ESA put Tim through an intense period of psychological testing, memory retention exercises and mathematical problem-solving to beat off 8413 other candidates from across the whole of the continent, and becoming one of only six rookie astronauts to be taken onboard.

Since joining ESA Tim has completed a 14-month basic training regime. When Tim blasts off, he’ll do it in a Soyuz rocket, so it is essential to be fully conversant in Russian. He was sent to St Petersburg to study the language. “Coming from a scientific background, it was by far the hardest thing I had to learn. It is so different from any other language, and, of course, it uses the Cyrillic alphabet.” Perhaps the most enjoyable part of the training was weightlessness. He explained, “They submerged me in water for up to eight hours in a space suit, to get a sense of what it is like working in that environment. I got a real taste of zero gravity when we went for a flight in a specially adapted Airbus A330. The aircraft flies along doing several dips, each giving about 15-20 seconds of weightlessness, during which I had to complete various tasks.”

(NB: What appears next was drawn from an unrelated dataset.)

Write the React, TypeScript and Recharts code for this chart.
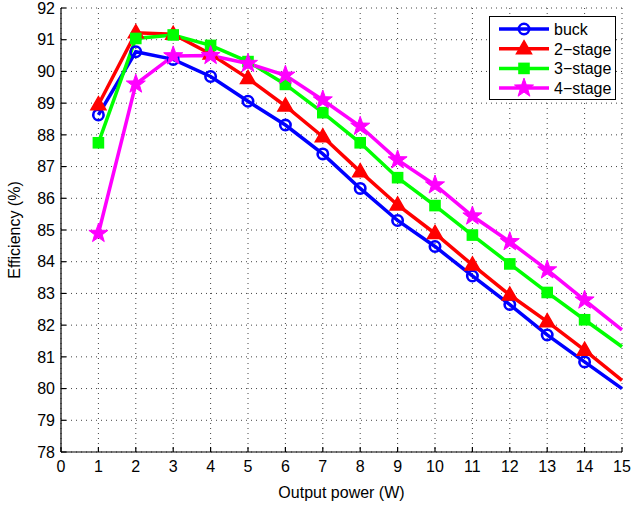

Life becomes incredibly complicated when there’s no gravity; six or more hours of training are required simply to operate the loo! But it’s the Extra Vehicular Activity, or spacewalking to put it in layman’s terms, and the view of Earth from space that drives Tim. “I am incredibly excited at the prospect of going spacewalking. It is the most dangerous part of the programme as you are at risk of high levels of radiation and being hit by micro meteorites, but to be able to look back at Earth is going to be a fantastic experience.” He added, “Seeing the world sitting there in front of you without any borders showing or evidence of either political or religious confrontation will be magical.”

Tim now works in Cologne employed by the ESA and maintains his connection with the British Army as a Territorial Officer, keeping abreast of the Apache Helicopter programme. He expects to spend six months 350km up in the International Space Station, sometime before 2018. Then after that, who knows? The sky’s the limit – no, Tim’s thinking way beyond that!